Auf dem Gebiet der akademischen Aus- und Weiterbildung wird die Konkurrenz enorm zunehmen - nicht zuletzt auch von privatwirtschaftlichen Anbietern. Ich finde es deshalb sehr wichtig, dass unsere Hochschulen nicht nur die didaktische Qualität ihrer Lehrangebote, sondern auch die Services darum herum, wie z.B. Beratung, Betreuung, Evaluation, Online-Angebote usw. offensiv ausbauen - und dazu gehört auch das Marketing.

Würden Sie den letzten Aspekt - das Marketing - noch ein wenig konkretisieren? An Hochschulen hat das Thema Kommerzialisierung und Vermarktung ja nicht gerade ein besonders positives Image.

Thomas Straubhaar: In der Tat gehört die Marktorientierung traditionell eher nicht zu den Stärken deutscher Hochschulen - wenngleich sich da in den letzten Jahren manches verändert hat. Für US-amerikanische Hochschulmanager ist es selbstverständlich, einen guten Teil ihrer Energie und Arbeitszeit für Gespräche mit Bewerber(innen) um Studienplätze sowie mit Treffen mit Kommunalpolitikern und Vertretern aus Verbänden, Unternehmen und anderen Bildungseinrichtungen aufzuwenden. Daraus entstehen Kooperationsbeziehungen und man lernt die Interessen potenzieller Kunden und Partner genauer kennen. Auch die deutschen Fachhochschulen sind in dieser Beziehung schon viel weiter als Universitäten.
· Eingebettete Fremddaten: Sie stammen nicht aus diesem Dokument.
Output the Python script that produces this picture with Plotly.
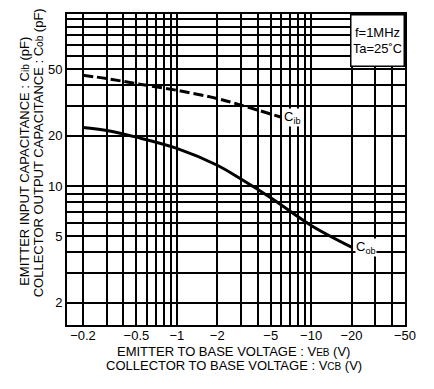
import math
import plotly.graph_objects as go

# ---- data (magnitudes of reverse voltage, V) ----
cib_v = [0.2, 0.3, 0.5, 1.0, 2.0, 3.0, 6.0]
cib_c = [46.0, 44.0, 41.0, 37.4, 33.4, 30.5, 25.8]

cob_v = [0.2, 0.3, 0.5, 1.0, 2.0, 3.0, 5.0, 10.0, 20.0]
cob_c = [22.4, 21.5, 19.6, 16.8, 13.3, 11.0, 8.5, 5.8, 4.3]

x_grid = [0.2, 0.3, 0.4, 0.5, 0.6, 0.7, 0.8, 0.9, 1, 2, 3, 4, 5, 6, 7, 8, 9, 10, 20, 30, 40, 50]
x_labels = {0.2: "\u22120.2", 0.5: "\u22120.5", 1: "\u22121", 2: "\u22122", 5: "\u22125",
            10: "\u221210", 20: "\u221220", 50: "\u221250"}
y_grid = [2, 3, 4, 5, 6, 7, 8, 9, 10, 20, 30, 40, 50, 60, 70, 80, 90, 100]
y_labels = {2: "2", 5: "5", 10: "10", 20: "20", 50: "50"}

FONT = "Arial"
BLACK = "black"


def small(s, size=10):
    return "<span style='font-size:%dpx'>%s</span>" % (size, s)


fig = go.Figure()
fig.add_trace(go.Scatter(x=cib_v, y=cib_c, mode="lines", line_shape="spline",
                         line=dict(color=BLACK, width=3, dash="10px,4px"), showlegend=False))
fig.add_trace(go.Scatter(x=cob_v, y=cob_c, mode="lines", line_shape="spline",
                         line=dict(color=BLACK, width=3), showlegend=False))

axis_common = dict(type="log", showgrid=True, gridcolor=BLACK, gridwidth=1.5,
                   showline=True, linecolor=BLACK, linewidth=2, mirror=True,
                   ticks="", tickfont=dict(size=13, family=FONT, color=BLACK),
                   zeroline=False)

fig.update_layout(
    width=434, height=389,
    margin=dict(l=67, r=29, t=12, b=64),
    paper_bgcolor="white", plot_bgcolor="white",
    font=dict(family=FONT, color=BLACK),
    xaxis=dict(range=[-0.818, math.log10(50)],
               tickvals=x_grid, ticktext=[x_labels.get(v, "") for v in x_grid],
               ticklabelstandoff=-3, **axis_common),
    yaxis=dict(range=[0.167, 2.03],
               tickvals=y_grid, ticktext=[y_labels.get(v, "") for v in y_grid],
               **axis_common),
)

# curve labels
fig.add_annotation(x=math.log10(cib_v[-1]), y=math.log10(cib_c[-1]), xref="x", yref="y",
                   text="C<sub>ib</sub>", showarrow=False, xanchor="left", yanchor="middle",
                   xshift=2, bgcolor="white", borderpad=0,
                   font=dict(size=13, family=FONT, color=BLACK))
fig.add_annotation(x=math.log10(cob_v[-1]), y=math.log10(cob_c[-1]), xref="x", yref="y",
                   text="C<sub>ob</sub>", showarrow=False, xanchor="left", yanchor="middle",
                   xshift=3, bgcolor="white", borderpad=0,
                   font=dict(size=13, family=FONT, color=BLACK))
fig.add_shape(type="line", xref="paper", yref="y", x0=0.93, x1=1.0,
              y0=math.log10(cob_c[-1]), y1=math.log10(cob_c[-1]),
              line=dict(color=BLACK, width=1.5))

# condition box
fig.add_annotation(x=1, y=1, xref="paper", yref="paper", xanchor="right", yanchor="top",
                   text="f=1MHz<br>Ta=25\u02daC", showarrow=False, align="center",
                   width=48, height=46, valign="middle",
                   bgcolor="white", bordercolor=BLACK, borderwidth=1.5, borderpad=2,
                   font=dict(size=13, family=FONT, color=BLACK))

# axis titles (two lines each)
fig.add_annotation(x=-0.124, y=0.525, xref="paper", yref="paper", textangle=-90,
                   text="EMITTER INPUT CAPACITANCE : C" + small("ib") + " (pF)", showarrow=False,
                   xanchor="center", yanchor="middle", font=dict(size=13, family=FONT, color=BLACK))
fig.add_annotation(x=-0.086, y=0.555, xref="paper", yref="paper", textangle=-90,
                   text="COLLECTOR OUTPUT CAPACITANCE : C" + small("ob") + " (pF)", showarrow=False,
                   xanchor="center", yanchor="middle", font=dict(size=13, family=FONT, color=BLACK))
fig.add_annotation(x=0.494, y=-0.0845, xref="paper", yref="paper",
                   text="EMITTER TO BASE VOLTAGE : V" + small("EB") + " (V)", showarrow=False,
                   xanchor="center", yanchor="middle", font=dict(size=13, family=FONT, color=BLACK))
fig.add_annotation(x=0.494, y=-0.130, xref="paper", yref="paper",
                   text="COLLECTOR TO BASE VOLTAGE : V" + small("CB") + " (V)", showarrow=False,
                   xanchor="center", yanchor="middle", font=dict(size=13, family=FONT, color=BLACK))

fig.write_html("out.html")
Ich bin ziemlich sicher, dass unsere Hochschulen das Lifelong Learning für die globale Informationsökonomie noch nicht ausreichend erschließen.

An welche Zielgruppen oder Bedarfe denken Sie dabei?


Thomas Straubhaar
: Unsere Hochschulen fixieren sich meines Erachtens immer noch viel zu sehr auf den Standardstudenten: Anfang 20, ohne Familie, grundständig und fulltime studierend. Das Problem der hohen Abbrecherquoten bei fortgeschrittenen weiblichen Studierenden mit Kind zeigt schon, wie wenig flexibel die üblichen Studienstrukturen sind. Part-Time Studienmodelle sind bislang eher die Ausnahme. Oder Angebote speziell für Alumni, Berufstätige, Unternehmen, Senioren usw. Da könnte man in viele Richtungen denken. Die inhaltlichen Ressourcen sind ja da. Es geht eigentlich nur darum, neue Wege der Vermittlung und Vermarktung zu nutzen - und da bietet das Internet exzellente Möglichkeiten.


Noch einmal nachgefragt: Welche Möglichkeiten haben Sie dabei im Auge?


Thomas Straubhaar
: Da ich leider kein Experte für Internet bin, kann ich nur Anregungen geben. Was mich beispielsweise beeindruckt hat, sind die Open Content Strategie des MIT und anderer US-amerikanischer Universitäten: alle Kursmaterialien ins Web. Vielleicht sogar als Audio-Datei oder als Podcast. Ich weiß, dass es da rechtliche Fragen gibt, aber die sind sicher lösbar. Die Hochschulen müssen ihre eigenen E-Business Strategien erarbeiten - man fängt ja nicht bei Null an und kann sicherlich von Unternehmen manches abschauen, ich denke da auch an die in Deutschland neu entstandenen betriebseigenen Hochschulen wie die Atuo-Uni in Wolfsburg.